━━━ Source data ━━━

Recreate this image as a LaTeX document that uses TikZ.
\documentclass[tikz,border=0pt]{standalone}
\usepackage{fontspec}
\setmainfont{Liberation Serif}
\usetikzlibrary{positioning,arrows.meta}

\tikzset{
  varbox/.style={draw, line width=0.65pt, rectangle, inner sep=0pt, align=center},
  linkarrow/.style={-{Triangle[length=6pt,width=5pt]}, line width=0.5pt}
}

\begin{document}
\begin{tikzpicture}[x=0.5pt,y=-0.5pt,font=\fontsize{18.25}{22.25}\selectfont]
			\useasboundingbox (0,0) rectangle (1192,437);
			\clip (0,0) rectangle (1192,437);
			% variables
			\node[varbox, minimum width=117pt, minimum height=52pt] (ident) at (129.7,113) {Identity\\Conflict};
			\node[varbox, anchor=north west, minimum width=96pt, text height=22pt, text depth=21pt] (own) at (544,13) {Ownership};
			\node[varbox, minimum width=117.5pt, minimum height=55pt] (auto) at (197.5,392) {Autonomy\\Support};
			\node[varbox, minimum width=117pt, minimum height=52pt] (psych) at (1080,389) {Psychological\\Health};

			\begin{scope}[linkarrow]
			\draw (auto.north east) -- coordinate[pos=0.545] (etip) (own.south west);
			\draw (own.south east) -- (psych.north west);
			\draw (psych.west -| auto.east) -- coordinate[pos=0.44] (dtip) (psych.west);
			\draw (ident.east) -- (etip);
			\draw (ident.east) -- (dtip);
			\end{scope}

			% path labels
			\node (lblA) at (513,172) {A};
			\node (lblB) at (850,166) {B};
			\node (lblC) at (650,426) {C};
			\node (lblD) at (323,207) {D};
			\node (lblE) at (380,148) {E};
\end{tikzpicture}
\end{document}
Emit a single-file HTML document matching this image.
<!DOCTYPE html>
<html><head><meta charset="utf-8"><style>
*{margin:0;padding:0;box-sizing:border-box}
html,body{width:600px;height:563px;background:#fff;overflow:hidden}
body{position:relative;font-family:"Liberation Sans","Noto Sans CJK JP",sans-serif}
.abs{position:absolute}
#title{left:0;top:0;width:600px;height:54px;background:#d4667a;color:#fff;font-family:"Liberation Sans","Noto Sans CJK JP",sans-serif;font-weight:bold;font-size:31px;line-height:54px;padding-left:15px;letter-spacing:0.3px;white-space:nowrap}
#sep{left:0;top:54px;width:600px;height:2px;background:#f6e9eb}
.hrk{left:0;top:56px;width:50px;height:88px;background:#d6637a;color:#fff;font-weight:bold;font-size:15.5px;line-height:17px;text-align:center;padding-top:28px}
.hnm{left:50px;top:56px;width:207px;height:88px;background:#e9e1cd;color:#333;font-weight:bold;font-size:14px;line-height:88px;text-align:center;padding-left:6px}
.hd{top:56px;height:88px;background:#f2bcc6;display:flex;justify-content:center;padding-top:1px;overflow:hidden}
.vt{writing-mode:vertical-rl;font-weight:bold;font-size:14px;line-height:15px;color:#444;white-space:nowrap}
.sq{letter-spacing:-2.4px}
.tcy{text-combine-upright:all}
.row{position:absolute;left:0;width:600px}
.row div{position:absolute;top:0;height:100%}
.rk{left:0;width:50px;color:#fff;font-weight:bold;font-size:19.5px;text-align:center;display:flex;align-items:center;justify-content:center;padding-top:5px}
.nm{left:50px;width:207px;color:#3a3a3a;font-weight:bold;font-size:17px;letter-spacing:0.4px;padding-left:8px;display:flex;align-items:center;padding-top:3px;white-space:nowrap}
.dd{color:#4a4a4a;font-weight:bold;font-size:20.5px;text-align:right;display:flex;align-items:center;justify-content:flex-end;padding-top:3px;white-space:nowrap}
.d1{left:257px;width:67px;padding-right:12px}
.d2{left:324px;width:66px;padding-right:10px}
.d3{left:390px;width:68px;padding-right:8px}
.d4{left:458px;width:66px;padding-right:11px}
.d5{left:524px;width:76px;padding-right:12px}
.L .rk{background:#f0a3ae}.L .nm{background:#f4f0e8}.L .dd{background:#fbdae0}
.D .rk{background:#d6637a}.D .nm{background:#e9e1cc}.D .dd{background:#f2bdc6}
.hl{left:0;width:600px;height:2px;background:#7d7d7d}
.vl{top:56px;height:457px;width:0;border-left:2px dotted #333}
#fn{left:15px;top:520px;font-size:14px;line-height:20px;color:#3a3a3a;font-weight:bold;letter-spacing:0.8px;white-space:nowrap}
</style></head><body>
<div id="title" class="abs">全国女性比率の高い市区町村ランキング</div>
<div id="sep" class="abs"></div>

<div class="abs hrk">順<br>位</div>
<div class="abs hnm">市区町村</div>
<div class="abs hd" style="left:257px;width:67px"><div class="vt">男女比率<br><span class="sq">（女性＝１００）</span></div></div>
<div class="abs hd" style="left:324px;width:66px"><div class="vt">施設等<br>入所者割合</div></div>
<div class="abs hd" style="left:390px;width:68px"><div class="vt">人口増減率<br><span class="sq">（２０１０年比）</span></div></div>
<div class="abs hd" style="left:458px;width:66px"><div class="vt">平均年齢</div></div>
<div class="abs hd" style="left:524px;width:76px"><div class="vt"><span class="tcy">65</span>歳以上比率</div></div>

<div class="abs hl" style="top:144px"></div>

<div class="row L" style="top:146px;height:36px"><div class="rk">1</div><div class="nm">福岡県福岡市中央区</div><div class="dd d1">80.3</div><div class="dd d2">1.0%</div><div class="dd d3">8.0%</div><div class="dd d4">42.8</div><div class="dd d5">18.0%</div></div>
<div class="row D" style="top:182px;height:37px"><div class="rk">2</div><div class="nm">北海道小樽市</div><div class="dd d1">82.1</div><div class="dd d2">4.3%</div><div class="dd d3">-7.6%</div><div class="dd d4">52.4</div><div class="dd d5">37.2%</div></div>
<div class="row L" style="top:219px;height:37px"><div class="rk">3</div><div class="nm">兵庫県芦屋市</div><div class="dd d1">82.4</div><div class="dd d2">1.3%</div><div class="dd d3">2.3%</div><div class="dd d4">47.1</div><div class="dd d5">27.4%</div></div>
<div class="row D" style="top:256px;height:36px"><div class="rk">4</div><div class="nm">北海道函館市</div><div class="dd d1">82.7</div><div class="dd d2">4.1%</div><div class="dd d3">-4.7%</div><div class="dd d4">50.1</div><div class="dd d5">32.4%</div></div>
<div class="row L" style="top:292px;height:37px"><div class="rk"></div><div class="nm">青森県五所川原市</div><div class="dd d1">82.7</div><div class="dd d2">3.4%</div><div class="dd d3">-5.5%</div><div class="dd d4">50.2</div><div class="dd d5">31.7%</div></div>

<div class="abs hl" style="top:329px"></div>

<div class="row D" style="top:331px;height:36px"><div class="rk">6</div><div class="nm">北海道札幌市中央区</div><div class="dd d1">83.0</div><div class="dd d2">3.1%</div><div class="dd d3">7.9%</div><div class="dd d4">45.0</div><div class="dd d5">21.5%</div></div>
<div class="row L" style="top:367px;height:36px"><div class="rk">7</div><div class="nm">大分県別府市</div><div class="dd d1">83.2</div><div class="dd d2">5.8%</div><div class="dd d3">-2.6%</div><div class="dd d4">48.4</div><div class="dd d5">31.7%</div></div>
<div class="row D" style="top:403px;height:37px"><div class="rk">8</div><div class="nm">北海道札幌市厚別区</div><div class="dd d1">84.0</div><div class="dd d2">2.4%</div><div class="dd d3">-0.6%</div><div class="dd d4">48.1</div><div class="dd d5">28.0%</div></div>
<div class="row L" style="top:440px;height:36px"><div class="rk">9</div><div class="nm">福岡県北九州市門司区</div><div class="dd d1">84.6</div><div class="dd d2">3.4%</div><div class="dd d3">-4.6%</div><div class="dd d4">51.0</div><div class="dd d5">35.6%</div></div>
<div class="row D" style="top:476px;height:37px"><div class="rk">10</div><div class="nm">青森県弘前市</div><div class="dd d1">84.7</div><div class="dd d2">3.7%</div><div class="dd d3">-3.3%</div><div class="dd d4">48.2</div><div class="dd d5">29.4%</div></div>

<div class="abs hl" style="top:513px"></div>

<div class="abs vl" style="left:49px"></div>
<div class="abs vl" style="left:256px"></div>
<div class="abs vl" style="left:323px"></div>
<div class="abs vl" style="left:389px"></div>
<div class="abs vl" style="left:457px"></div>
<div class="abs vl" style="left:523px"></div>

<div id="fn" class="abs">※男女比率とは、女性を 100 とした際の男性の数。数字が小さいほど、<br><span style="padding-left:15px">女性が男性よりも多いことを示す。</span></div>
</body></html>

━━━

• What is needed
Return nothing but the lines from the first line of the listing through the line with "minimum height=52pt] (psych)", please, keeping every one of them unchanged.

• Correct answer
Recreate this image as a LaTeX document that uses TikZ.
\documentclass[tikz,border=0pt]{standalone}
\usepackage{fontspec}
\setmainfont{Liberation Serif}
\usetikzlibrary{positioning,arrows.meta}

\tikzset{
  varbox/.style={draw, line width=0.65pt, rectangle, inner sep=0pt, align=center},
  linkarrow/.style={-{Triangle[length=6pt,width=5pt]}, line width=0.5pt}
}

\begin{document}
\begin{tikzpicture}[x=0.5pt,y=-0.5pt,font=\fontsize{18.25}{22.25}\selectfont]
			\useasboundingbox (0,0) rectangle (1192,437);
			\clip (0,0) rectangle (1192,437);
			% variables
			\node[varbox, minimum width=117pt, minimum height=52pt] (ident) at (129.7,113) {Identity\\Conflict};
			\node[varbox, anchor=north west, minimum width=96pt, text height=22pt, text depth=21pt] (own) at (544,13) {Ownership};
			\node[varbox, minimum width=117.5pt, minimum height=55pt] (auto) at (197.5,392) {Autonomy\\Support};
			\node[varbox, minimum width=117pt, minimum height=52pt] (psych) at (1080,389) {Psychological\\Health};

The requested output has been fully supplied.